Supplied records:
○ ○ ○ ○ ○

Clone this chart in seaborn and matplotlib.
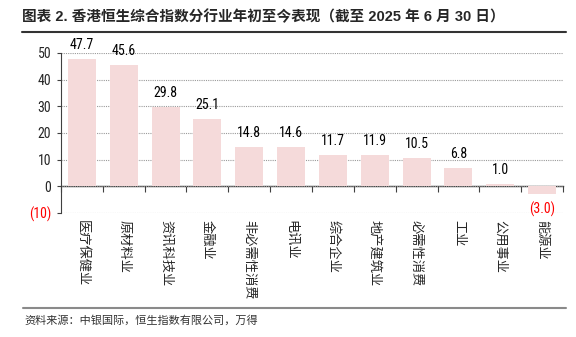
import matplotlib
matplotlib.use('Agg')
import matplotlib.pyplot as plt
import seaborn as sns
import pandas as pd
import numpy as np
from matplotlib.lines import Line2D

categories = ['医疗保健业', '原材料业', '资讯科技业', '金融业', '非必需性消费', '电讯业',
              '综合企业', '地产建筑业', '必需性消费', '工业', '公用事业', '能源业']
values = [47.7, 45.6, 29.8, 25.1, 14.8, 14.6, 11.7, 11.9, 10.5, 6.8, 1.0, -3.0]
yticks = [-10, 0, 10, 20, 30, 40, 50]
ytick_labels = ['(10)', '0', '10', '20', '30', '40', '50']
title = '图表 2. 香港恒生综合指数分行业年初至今表现（截至 2025 年 6 月 30 日）'
source = '资料来源：中银国际，恒生指数有限公司，万得'

sns.set_theme(style='white')
NUM = ['Roboto Condensed', 'Liberation Sans', 'DejaVu Sans']
CJK = ['Noto Sans CJK SC', 'DejaVu Sans']
plt.rcParams['font.family'] = NUM + ['Noto Sans CJK SC']

fig = plt.figure(figsize=(5.76, 3.37), dpi=100)
ax = fig.add_axes([61/576, 1-213/337, (563-61)/576, (213-53)/337])

df = pd.DataFrame({'cat': categories, 'val': values})
sns.barplot(data=df, x='cat', y='val', color='#F5DADA', saturation=1,
            width=0.67, linewidth=0, ax=ax)

ax.set_ylim(-10, 50)
ax.set_xlim(-0.5, len(categories)-0.5)
ax.set_yticks(yticks)
ax.set_yticklabels(ytick_labels, fontsize=10, family=NUM)
ax.set_xticks(range(len(categories)))
ax.set_xticklabels(categories, rotation=270, fontsize=9.5, family=CJK,
                   va='top', ha='center')
ax.set_xlabel('')
ax.set_ylabel('')

ax.yaxis.grid(True, color='#9a9a9a', linestyle=(0, (1, 1)), linewidth=0.8)
ax.xaxis.grid(False)
for s in ['top', 'right', 'bottom']:
    ax.spines[s].set_visible(False)
ax.spines['left'].set_color('#404040')
ax.spines['left'].set_linewidth(0.8)

ax.tick_params(axis='y', length=3, width=0.8, direction='out', color='#404040',
               pad=4, left=True)
ax.get_yticklabels()[0].set_color('red')
ax.tick_params(axis='x', length=0, pad=5)

# zero axis with boundary ticks
sec = ax.secondary_xaxis(0, transform=ax.transData)
sec.set_xticks(np.arange(-0.5, len(categories), 1))
sec.set_xticklabels([])
sec.tick_params(axis='x', length=4, width=0.8, direction='out', color='#404040')
sec.spines['bottom'].set_color('#404040')
sec.spines['bottom'].set_linewidth(1.0)

# value labels
cont = ax.containers[0]
labels = [f'{v:.1f}' if v >= 0 else f'({abs(v):.1f})' for v in values]
texts = ax.bar_label(cont, labels=labels, padding=5, fontsize=10)
for t, v in zip(texts, values):
    t.set_family(NUM)
    t.set_color('red' if v < 0 else 'black')

# title, rules, source
fig.text(22/576, 1-17/337, title, fontsize=10.5, weight='bold', va='center',
         family=['Liberation Sans', 'Noto Sans CJK SC'])
fig.add_artist(Line2D([22/576, 566/576], [1-32/337]*2, transform=fig.transFigure,
                      color='#333333', lw=1.5))
fig.add_artist(Line2D([23/576, 566/576], [1-308/337]*2, transform=fig.transFigure,
                      color='#8a8a8a', lw=1.5))
fig.text(24/576, 1-320/337, source, fontsize=8, va='center', color='#333333',
         style='italic', family=CJK)

fig.savefig('out.png', dpi=100)
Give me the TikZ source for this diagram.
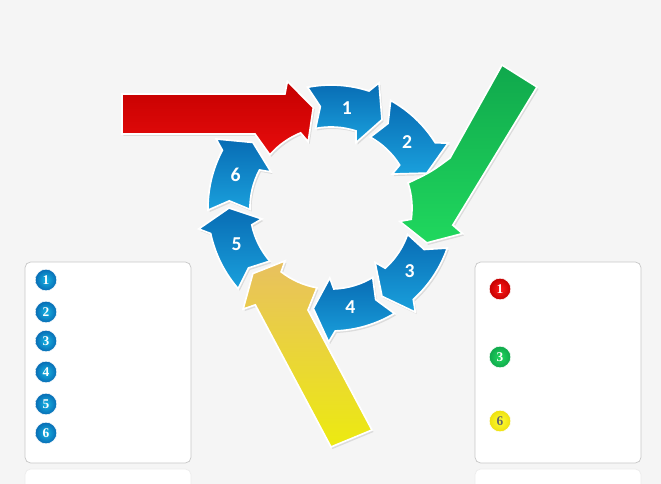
\documentclass[tikz,border=0pt]{standalone}
\usepackage{fontspec}
\setmainfont{Carlito}
\newfontfamily\dotfont{Liberation Serif}
\usepackage{xcolor}

\definecolor{bgray}{RGB}{245,245,245}
\definecolor{segtop}{RGB}{8,108,180}
\definecolor{segbot}{RGB}{26,160,220}
\definecolor{redtop}{RGB}{196,0,0}
\definecolor{redbot}{RGB}{232,12,12}
\definecolor{greentop}{RGB}{16,168,76}
\definecolor{greenbot}{RGB}{32,216,94}
\definecolor{yeltop}{RGB}{232,192,96}
\definecolor{yelbot}{RGB}{236,234,16}

% one ring piece, slot angle #1 (clockwise arrow)
\newcommand{\segpath}[1]{({#1+19}:123) arc[start angle={#1+19}, end angle={#1-10}, radius=123]
 -- ({#1-13}:134) -- ({#1-22}:102) -- ({#1-13}:70) -- ({#1-10}:81)
 arc[start angle={#1-10}, end angle={#1+19}, radius=81] -- ({#1+14}:102) -- cycle}

\tikzset{
 seg/.style={draw=white, line width=1.2pt, top color=segtop, bottom color=segbot},
 segshadow/.style={fill=black, opacity=0.10},
 ringnum/.style={text=white, font=\bfseries\fontsize{14}{14}\selectfont},
 panel/.style={fill=white, draw=black!22, line width=0.5pt, rounded corners=4pt},
 numdot/.style={circle, minimum size=0.54cm, inner sep=0pt, draw=white, line width=0.4pt,
   font=\dotfont\bfseries\fontsize{9.5}{9.5}\selectfont, text=white},
 bluedot/.style={numdot, inner color=segbot!80!cyan, outer color=segtop},
}

\begin{document}
\begin{tikzpicture}[x=0.025cm, y=0.025cm]
 \useasboundingbox[fill=bgray] (-331,-276) rectangle (330,208);

 % panels
 \draw[panel, draw=black!7] (-306,-261) rectangle (-140,-300);
 \draw[panel, draw=black!7] (144,-261) rectangle (310,-300);
 \draw[panel] (-306,-54) rectangle (-140,-255);
 \draw[panel] (144,-54) rectangle (310,-255);

 % left list
 \foreach \n/\y in {1/-72, 2/-104, 3/-133, 4/-164, 5/-196, 6/-225}
  \node[bluedot] (l\n) at (-285,\y) {\n};

 % right list
 \node[numdot, inner color=red!90!white, outer color=redtop] (r1) at (169,-81) {1};
 \node[numdot, inner color=greenbot, outer color=greentop] (r3) at (169,-149) {3};
 \node[numdot, inner color=yellow!80!white, outer color=yelbot!90!orange, text=black!60] (r6) at (169,-213) {6};

 % ring
 \foreach \a in {82, 42, -38, -78, -158, 162} {
  \fill[segshadow, shift={(1.5,-2)}] \segpath{\a};
  \path[seg] \segpath{\a};
 }
 \foreach \a/\n in {82/1, 42/2, -38/3, -78/4, -158/5, 162/6}
  \node[ringnum] (s\n) at ({\a-1}:101) {\n};

 % red arrow
 \fill[segshadow, shift={(1.5,-2)}] (-209,114) -- (112:123) -- (109:134) -- (100:102) -- (109:70) -- (112:81)
  arc[start angle=112, end angle=139, radius=81] -- (-76,74) -- (-209,74) -- cycle;
 \path[draw=white, line width=1.2pt, top color=redtop, bottom color=redbot]
  (-209,114) -- (112:123) -- (109:134) -- (100:102) -- (109:70) -- (112:81)
  arc[start angle=112, end angle=139, radius=81] -- (-76,74) -- (-209,74) -- cycle;

 % green arrow
 \fill[segshadow, shift={(1.5,-2)}] (171,143) -- (206,121) -- (-8:123) -- (-11:134) -- (-20:102) -- (-11:70) -- (-8:81)
  arc[start angle=-8, end angle=18, radius=81] .. controls (100,36) .. (119,50) -- cycle;
 \path[draw=white, line width=1.2pt, top color=greentop, bottom color=greenbot]
  (171,143) -- (206,121) -- (-8:123) -- (-11:134) -- (-20:102) -- (-11:70) -- (-8:81)
  arc[start angle=-8, end angle=18, radius=81] .. controls (100,36) .. (119,50) -- cycle;

 % yellow arrow
 \fill[segshadow, shift={(1.5,-2)}] (0,-239) -- (-128:123) -- (-131:134) -- (-140:102) -- (-131:70) -- (-128:81)
  arc[start angle=-128, end angle=-100, radius=81] -- (-23,-102) -- (41,-222) -- cycle;
 \path[draw=white, line width=1.2pt, top color=yeltop, bottom color=yelbot]
  (0,-239) -- (-128:123) -- (-131:134) -- (-140:102) -- (-131:70) -- (-128:81)
  arc[start angle=-128, end angle=-100, radius=81] -- (-23,-102) -- (41,-222) -- cycle;
\end{tikzpicture}
\end{document}
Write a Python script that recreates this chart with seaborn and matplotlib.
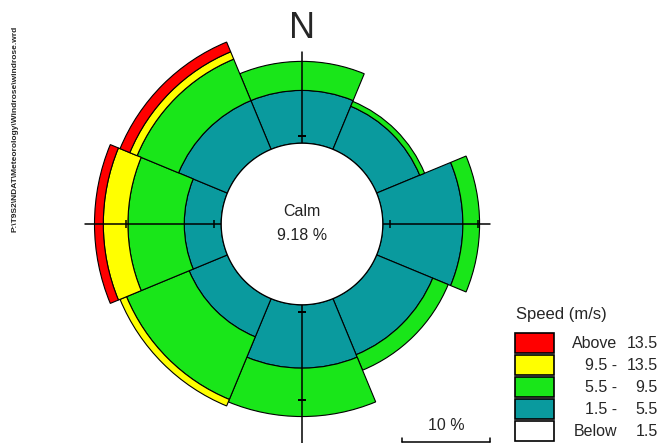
import numpy as np
import pandas as pd
import seaborn as sns
import matplotlib
matplotlib.use("Agg")
import matplotlib.pyplot as plt
from matplotlib.patches import Rectangle
from matplotlib.lines import Line2D

# wind rose data, % of hours per direction and speed class
directions = ["N", "NE", "E", "SE", "S", "SW", "W", "NW"]
dir_deg = [0, 45, 90, 135, 180, 225, 270, 315]
calm = 9.18
spd_1_5 = [6.0, 5.3, 9.1, 6.9, 7.2, 4.7, 4.2, 6.0]
spd_5_9 = [3.3, 0.6, 1.9, 1.9, 5.5, 7.7, 6.4, 5.1]
spd_9_13 = [0.0, 0.0, 0.0, 0.0, 0.0, 0.8, 2.8, 0.9]
spd_13 = [0.0, 0.0, 0.0, 0.0, 0.0, 0.0, 1.0, 1.2]

legend_pre = ["Above", "9.5 -", "5.5 -", "1.5 -", "Below"]
legend_num = ["13.5", "13.5", "9.5", "5.5", "1.5"]
legend_cols = ["#FF0000", "#FFFF00", "#19E619", "#0A9A9E", "#FFFFFF"]
source_path = "P:\\T9S2\\NDAT\\Meteorology\\Windrose\\windrose.wrd"

sns.set_theme(style="white")
plt.rcParams['font.family'] = ['Liberation Sans', 'DejaVu Sans']

df = pd.DataFrame({"dir": directions, "deg": dir_deg,
                   "1.5 - 5.5": spd_1_5, "5.5 - 9.5": spd_5_9,
                   "9.5 - 13.5": spd_9_13, "Above 13.5": spd_13})
bins = ["1.5 - 5.5", "5.5 - 9.5", "9.5 - 13.5", "Above 13.5"]
bin_cols = dict(zip(bins, legend_cols[3::-1]))

W, H = 661, 443
def fx(x):
    return x / W
def fy(y):
    return 1 - y / H

fig = plt.figure(figsize=(W / 100, H / 100), dpi=100)
cx, cy = 302, 224
rmax = 24.0
R = rmax * 8.8
ax = fig.add_axes([(cx - R) / W, (H - cy - R) / H, 2 * R / W, 2 * R / H],
                  projection="polar")
ax.set_theta_zero_location("N")
ax.set_theta_direction(-1)
ax.set_ylim(0, rmax)
ax.set_axis_off()

theta = np.deg2rad(df["deg"].to_numpy())
bottom = np.full(len(df), calm)
for b in bins:
    vals = df[b].to_numpy()
    m = vals > 0
    ax.bar(theta[m], vals[m], width=np.pi / 4, bottom=bottom[m],
           color=bin_cols[b], edgecolor="black", linewidth=0.8, zorder=2)
    bottom = bottom + vals

# compass cross
for t, r in [(0, 19.6), (np.pi / 2, 21.4), (np.pi, 25.5), (3 * np.pi / 2, 24.7)]:
    ax.plot([t, t], [0, r], color="black", lw=1.1, zorder=3, clip_on=False)
ax.plot([np.pi / 2, np.pi / 2, 3 * np.pi / 2, 3 * np.pi / 2], [10, 20, 10, 20],
        ls="none", marker="|", ms=6, mew=1.1, color="black", zorder=3)
ax.plot([0, np.pi, np.pi], [10, 10, 20], ls="none", marker="_", ms=6, mew=1.1,
        color="black", zorder=3)

# calm circle
tt = np.linspace(0, 2 * np.pi, 400)
ax.fill(tt, np.full_like(tt, calm), facecolor="white", edgecolor="black",
        lw=0.9, zorder=4)

fig.text(fx(cx), fy(212), "Calm", ha="center", va="center", fontsize=11.5, color="#222222")
fig.text(fx(cx), fy(236), f"{calm:.2f} %", ha="center", va="center", fontsize=11.5, color="#222222")
fig.text(fx(cx), fy(29), "N", ha="center", va="center", fontsize=26)

# legend
fig.text(fx(516), fy(314), "Speed (m/s)", ha="left", va="center", fontsize=12)
for i, (pre, num, col) in enumerate(zip(legend_pre, legend_num, legend_cols)):
    top = 333 + 22 * i
    fig.patches.append(Rectangle((fx(515), fy(top + 20)), 39 / W, 20 / H,
                                 transform=fig.transFigure, facecolor=col,
                                 edgecolor="black", lw=1.2))
    fig.text(fx(617), fy(top + 10), pre, ha="right", va="center", fontsize=11.5)
    fig.text(fx(658), fy(top + 10), num, ha="right", va="center", fontsize=11.5)

# scale bar, 10 %
p0 = ax.transData.transform((0, 0))
p1 = ax.transData.transform((np.pi / 2, 10))
L = p1[0] - p0[0]
x1, x0, yb = 490, 490 - L, 442
fig.lines.append(Line2D([fx(x0), fx(x1)], [fy(yb), fy(yb)], transform=fig.transFigure,
                        color="black", lw=1.1))
for xe in (x0, x1):
    fig.lines.append(Line2D([fx(xe), fx(xe)], [fy(yb), fy(yb - 4)], transform=fig.transFigure,
                            color="black", lw=1.1))
fig.text(fx((x0 + x1) / 2), fy(426), "10 %", ha="center", va="center", fontsize=11.5)

fig.text(fx(15), fy(129), source_path, rotation=90, ha="center", va="center",
         fontsize=6, fontweight="bold")

fig.savefig("out.png", dpi=100)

○ ○ ○ ○ ○

Required work: Everything from the line with "Write a Python" down to the line with "ax.set_axis_off()" in the data above should be copied exactly, with both end lines kept and the pictures left out.

Output below:
Write a Python script that recreates this chart with seaborn and matplotlib.
import numpy as np
import pandas as pd
import seaborn as sns
import matplotlib
matplotlib.use("Agg")
import matplotlib.pyplot as plt
from matplotlib.patches import Rectangle
from matplotlib.lines import Line2D

# wind rose data, % of hours per direction and speed class
directions = ["N", "NE", "E", "SE", "S", "SW", "W", "NW"]
dir_deg = [0, 45, 90, 135, 180, 225, 270, 315]
calm = 9.18
spd_1_5 = [6.0, 5.3, 9.1, 6.9, 7.2, 4.7, 4.2, 6.0]
spd_5_9 = [3.3, 0.6, 1.9, 1.9, 5.5, 7.7, 6.4, 5.1]
spd_9_13 = [0.0, 0.0, 0.0, 0.0, 0.0, 0.8, 2.8, 0.9]
spd_13 = [0.0, 0.0, 0.0, 0.0, 0.0, 0.0, 1.0, 1.2]

legend_pre = ["Above", "9.5 -", "5.5 -", "1.5 -", "Below"]
legend_num = ["13.5", "13.5", "9.5", "5.5", "1.5"]
legend_cols = ["#FF0000", "#FFFF00", "#19E619", "#0A9A9E", "#FFFFFF"]
source_path = "P:\\T9S2\\NDAT\\Meteorology\\Windrose\\windrose.wrd"

sns.set_theme(style="white")
plt.rcParams['font.family'] = ['Liberation Sans', 'DejaVu Sans']

df = pd.DataFrame({"dir": directions, "deg": dir_deg,
                   "1.5 - 5.5": spd_1_5, "5.5 - 9.5": spd_5_9,
                   "9.5 - 13.5": spd_9_13, "Above 13.5": spd_13})
bins = ["1.5 - 5.5", "5.5 - 9.5", "9.5 - 13.5", "Above 13.5"]
bin_cols = dict(zip(bins, legend_cols[3::-1]))

W, H = 661, 443
def fx(x):
    return x / W
def fy(y):
    return 1 - y / H

fig = plt.figure(figsize=(W / 100, H / 100), dpi=100)
cx, cy = 302, 224
rmax = 24.0
R = rmax * 8.8
ax = fig.add_axes([(cx - R) / W, (H - cy - R) / H, 2 * R / W, 2 * R / H],
                  projection="polar")
ax.set_theta_zero_location("N")
ax.set_theta_direction(-1)
ax.set_ylim(0, rmax)
ax.set_axis_off()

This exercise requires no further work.